## GIVEN INSTRUCTION
Return all lines where the word "chart" can be found.

━━ RECORDS PROVIDED

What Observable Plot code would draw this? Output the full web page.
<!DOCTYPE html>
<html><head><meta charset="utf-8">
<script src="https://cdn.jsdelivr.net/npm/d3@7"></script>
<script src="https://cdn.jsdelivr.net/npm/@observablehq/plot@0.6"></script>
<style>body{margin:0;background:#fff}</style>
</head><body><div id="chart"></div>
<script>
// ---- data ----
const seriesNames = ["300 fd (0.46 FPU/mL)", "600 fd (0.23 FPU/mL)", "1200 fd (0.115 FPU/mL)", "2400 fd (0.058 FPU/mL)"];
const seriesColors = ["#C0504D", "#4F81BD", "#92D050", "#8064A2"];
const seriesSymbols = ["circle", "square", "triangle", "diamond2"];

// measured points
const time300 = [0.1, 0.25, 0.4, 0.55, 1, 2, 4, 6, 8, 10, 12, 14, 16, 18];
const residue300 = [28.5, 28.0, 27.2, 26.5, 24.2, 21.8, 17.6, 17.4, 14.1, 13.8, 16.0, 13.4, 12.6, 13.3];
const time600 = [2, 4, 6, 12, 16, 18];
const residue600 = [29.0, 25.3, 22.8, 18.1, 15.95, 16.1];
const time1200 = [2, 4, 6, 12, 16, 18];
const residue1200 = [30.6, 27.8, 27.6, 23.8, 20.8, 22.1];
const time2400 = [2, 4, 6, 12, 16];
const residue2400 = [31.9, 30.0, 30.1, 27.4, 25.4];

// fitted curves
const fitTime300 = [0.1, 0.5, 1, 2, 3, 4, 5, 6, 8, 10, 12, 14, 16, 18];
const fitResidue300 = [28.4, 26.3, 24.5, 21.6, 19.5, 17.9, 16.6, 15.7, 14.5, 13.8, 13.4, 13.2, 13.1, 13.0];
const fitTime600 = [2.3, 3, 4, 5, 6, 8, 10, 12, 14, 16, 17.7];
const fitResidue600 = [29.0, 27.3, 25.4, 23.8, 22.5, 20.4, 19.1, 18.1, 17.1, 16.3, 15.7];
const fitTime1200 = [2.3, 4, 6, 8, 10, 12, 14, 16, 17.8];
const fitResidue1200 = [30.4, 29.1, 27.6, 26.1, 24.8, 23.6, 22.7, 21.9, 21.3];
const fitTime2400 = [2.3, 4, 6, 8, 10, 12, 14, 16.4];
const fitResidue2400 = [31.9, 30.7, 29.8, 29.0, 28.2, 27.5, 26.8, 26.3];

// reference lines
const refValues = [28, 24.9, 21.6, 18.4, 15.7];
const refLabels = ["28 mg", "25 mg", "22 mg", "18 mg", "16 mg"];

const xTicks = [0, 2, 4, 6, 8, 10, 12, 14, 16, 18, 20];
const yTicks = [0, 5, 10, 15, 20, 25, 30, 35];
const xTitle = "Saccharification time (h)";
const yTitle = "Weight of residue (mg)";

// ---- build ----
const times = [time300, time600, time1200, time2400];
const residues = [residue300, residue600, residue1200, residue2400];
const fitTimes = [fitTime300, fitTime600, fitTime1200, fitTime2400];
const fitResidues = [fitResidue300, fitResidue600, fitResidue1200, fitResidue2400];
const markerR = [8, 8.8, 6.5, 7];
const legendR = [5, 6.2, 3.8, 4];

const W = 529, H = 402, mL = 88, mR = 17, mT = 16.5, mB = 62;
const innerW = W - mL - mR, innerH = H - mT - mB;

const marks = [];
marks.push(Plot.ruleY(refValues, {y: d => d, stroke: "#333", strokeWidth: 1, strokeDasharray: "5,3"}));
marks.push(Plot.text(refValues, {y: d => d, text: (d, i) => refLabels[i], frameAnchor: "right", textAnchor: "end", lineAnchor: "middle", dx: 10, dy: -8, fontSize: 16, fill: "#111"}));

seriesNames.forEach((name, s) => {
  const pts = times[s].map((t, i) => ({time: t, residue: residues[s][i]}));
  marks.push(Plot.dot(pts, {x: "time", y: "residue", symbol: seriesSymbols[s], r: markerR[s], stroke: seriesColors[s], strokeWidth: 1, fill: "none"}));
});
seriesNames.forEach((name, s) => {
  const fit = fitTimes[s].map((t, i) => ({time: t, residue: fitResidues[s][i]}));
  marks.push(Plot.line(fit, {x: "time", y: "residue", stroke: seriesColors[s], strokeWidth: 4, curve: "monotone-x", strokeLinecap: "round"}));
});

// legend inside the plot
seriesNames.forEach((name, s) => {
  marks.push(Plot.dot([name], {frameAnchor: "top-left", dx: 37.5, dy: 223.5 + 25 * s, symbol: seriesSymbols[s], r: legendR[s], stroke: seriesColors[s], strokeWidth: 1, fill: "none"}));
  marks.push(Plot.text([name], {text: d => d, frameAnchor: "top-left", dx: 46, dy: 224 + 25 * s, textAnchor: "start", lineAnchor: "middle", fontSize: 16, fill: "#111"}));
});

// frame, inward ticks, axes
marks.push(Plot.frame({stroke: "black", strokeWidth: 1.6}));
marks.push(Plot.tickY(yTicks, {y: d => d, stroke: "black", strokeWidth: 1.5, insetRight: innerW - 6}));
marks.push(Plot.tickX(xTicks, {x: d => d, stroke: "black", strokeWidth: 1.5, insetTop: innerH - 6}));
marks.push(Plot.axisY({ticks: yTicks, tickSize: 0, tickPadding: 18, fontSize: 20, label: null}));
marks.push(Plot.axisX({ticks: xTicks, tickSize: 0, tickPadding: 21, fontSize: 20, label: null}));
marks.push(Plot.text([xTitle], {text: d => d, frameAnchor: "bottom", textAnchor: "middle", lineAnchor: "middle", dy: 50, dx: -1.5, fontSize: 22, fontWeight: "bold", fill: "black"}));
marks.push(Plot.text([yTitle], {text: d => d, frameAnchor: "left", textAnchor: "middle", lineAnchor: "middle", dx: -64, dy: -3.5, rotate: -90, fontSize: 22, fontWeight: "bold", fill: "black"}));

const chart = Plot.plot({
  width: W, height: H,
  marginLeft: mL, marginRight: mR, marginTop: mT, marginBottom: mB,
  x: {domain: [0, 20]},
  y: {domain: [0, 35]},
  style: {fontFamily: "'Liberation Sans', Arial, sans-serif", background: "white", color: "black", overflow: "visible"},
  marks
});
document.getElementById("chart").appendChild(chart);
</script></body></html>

━━━━
━━ RECORDS PROVIDED

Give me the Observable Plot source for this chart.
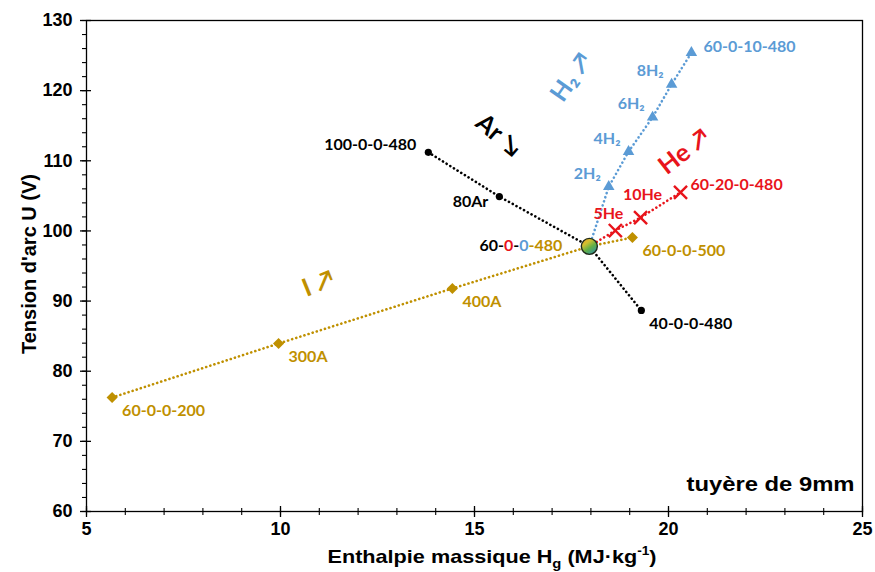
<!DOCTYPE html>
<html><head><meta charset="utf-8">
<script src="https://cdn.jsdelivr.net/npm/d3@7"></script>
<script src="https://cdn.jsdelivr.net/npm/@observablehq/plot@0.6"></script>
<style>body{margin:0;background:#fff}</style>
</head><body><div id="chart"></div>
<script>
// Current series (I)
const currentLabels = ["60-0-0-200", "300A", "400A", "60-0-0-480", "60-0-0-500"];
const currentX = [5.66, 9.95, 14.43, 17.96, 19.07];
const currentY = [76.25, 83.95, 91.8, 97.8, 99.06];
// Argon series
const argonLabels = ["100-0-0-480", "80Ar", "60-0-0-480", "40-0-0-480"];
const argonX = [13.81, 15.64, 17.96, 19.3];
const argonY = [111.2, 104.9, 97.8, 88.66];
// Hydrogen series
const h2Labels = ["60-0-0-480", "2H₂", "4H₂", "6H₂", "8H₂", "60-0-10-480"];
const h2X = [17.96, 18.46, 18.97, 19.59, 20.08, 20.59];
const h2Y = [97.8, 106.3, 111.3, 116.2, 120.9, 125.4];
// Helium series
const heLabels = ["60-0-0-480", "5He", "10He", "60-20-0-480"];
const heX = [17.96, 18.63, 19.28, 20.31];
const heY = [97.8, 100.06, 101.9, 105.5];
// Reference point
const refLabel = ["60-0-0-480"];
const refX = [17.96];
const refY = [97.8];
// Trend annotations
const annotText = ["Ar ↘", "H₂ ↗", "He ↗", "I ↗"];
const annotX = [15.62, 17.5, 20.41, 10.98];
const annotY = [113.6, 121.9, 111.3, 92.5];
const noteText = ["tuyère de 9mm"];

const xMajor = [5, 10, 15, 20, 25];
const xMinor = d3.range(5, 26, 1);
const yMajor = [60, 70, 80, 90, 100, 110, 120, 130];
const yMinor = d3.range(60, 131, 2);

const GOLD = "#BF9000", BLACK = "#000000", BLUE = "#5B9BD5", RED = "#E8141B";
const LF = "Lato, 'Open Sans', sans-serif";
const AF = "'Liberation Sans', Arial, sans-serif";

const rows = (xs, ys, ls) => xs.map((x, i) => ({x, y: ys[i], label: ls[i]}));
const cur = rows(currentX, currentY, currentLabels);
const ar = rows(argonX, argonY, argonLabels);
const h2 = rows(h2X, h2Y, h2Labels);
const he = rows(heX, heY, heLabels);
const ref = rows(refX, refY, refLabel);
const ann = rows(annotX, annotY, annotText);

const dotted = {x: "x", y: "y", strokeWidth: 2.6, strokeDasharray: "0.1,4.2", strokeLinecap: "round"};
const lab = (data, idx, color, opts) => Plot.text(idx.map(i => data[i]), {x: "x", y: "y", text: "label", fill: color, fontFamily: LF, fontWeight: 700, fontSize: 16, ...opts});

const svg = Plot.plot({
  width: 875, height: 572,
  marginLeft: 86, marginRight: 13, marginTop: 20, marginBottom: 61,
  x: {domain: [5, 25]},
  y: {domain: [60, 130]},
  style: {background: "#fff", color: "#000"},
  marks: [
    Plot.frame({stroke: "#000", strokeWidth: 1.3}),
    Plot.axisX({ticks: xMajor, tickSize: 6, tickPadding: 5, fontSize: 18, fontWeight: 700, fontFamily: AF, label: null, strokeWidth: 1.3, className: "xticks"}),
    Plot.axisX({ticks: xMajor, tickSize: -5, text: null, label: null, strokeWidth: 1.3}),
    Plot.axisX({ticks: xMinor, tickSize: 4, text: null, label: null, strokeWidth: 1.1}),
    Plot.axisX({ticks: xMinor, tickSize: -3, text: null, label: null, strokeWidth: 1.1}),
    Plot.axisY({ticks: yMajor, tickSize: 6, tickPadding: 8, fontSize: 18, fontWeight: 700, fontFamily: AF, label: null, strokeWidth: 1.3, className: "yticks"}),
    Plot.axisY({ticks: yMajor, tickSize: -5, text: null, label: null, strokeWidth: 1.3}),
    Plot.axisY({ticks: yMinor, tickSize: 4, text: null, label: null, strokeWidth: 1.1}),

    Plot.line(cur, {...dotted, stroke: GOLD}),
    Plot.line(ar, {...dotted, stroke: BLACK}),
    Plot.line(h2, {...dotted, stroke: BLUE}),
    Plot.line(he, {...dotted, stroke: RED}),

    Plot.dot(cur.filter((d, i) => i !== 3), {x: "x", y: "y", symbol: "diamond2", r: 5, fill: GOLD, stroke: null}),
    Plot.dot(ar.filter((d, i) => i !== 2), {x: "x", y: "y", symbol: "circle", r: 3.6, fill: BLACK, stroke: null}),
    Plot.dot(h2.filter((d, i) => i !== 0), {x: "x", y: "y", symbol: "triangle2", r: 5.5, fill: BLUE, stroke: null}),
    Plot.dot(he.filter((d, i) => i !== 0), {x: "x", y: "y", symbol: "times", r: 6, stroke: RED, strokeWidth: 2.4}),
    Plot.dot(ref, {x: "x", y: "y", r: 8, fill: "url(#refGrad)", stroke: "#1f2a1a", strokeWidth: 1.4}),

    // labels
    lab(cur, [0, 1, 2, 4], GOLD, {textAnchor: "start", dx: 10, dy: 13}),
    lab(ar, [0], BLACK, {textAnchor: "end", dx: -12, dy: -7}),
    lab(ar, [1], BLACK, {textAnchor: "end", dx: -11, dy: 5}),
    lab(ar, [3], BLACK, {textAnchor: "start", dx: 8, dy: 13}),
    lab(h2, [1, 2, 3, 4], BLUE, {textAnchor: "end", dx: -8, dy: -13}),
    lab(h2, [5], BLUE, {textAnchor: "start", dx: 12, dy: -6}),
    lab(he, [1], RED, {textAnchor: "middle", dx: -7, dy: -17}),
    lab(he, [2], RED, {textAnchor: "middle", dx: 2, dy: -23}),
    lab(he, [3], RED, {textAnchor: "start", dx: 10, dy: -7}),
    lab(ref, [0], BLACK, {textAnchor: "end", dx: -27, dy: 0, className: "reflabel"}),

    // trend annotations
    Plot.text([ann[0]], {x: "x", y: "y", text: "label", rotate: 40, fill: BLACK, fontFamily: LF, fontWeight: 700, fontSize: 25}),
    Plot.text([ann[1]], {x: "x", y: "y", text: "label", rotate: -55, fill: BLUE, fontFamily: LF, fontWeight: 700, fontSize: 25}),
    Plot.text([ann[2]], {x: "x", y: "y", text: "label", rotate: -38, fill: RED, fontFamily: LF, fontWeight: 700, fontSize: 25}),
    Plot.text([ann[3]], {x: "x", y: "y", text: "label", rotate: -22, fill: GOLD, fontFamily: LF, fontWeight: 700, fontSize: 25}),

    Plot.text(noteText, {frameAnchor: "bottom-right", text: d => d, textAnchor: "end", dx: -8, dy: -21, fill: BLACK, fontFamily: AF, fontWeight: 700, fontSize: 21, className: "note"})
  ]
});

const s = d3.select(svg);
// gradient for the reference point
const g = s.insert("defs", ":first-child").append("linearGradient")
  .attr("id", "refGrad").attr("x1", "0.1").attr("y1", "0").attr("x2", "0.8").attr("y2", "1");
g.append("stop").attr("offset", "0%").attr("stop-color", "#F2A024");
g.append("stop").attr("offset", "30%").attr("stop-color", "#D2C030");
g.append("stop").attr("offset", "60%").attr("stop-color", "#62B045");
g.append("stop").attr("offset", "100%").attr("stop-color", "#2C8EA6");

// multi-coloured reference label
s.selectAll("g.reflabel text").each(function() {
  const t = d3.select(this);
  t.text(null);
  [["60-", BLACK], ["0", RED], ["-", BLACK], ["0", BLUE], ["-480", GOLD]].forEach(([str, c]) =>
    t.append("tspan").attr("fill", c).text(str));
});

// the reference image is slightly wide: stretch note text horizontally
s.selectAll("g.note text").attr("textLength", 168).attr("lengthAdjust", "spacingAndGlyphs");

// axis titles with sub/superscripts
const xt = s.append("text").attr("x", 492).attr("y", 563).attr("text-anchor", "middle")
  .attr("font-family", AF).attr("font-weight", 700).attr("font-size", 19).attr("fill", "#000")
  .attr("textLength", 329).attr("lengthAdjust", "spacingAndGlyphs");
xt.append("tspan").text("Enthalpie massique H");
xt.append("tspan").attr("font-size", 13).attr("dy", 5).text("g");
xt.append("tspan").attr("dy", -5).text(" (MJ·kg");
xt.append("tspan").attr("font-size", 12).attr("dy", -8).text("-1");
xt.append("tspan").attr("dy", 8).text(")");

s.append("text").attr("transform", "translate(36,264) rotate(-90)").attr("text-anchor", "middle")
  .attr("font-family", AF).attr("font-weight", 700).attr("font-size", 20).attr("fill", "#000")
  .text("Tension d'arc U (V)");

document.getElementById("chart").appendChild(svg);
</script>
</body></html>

━━━━

## THE ANSWER
</head><body><div id="chart"></div>
const chart = Plot.plot({
document.getElementById("chart").appendChild(chart);
Give me the Observable Plot source for this chart.
</head><body><div id="chart"></div>
document.getElementById("chart").appendChild(svg);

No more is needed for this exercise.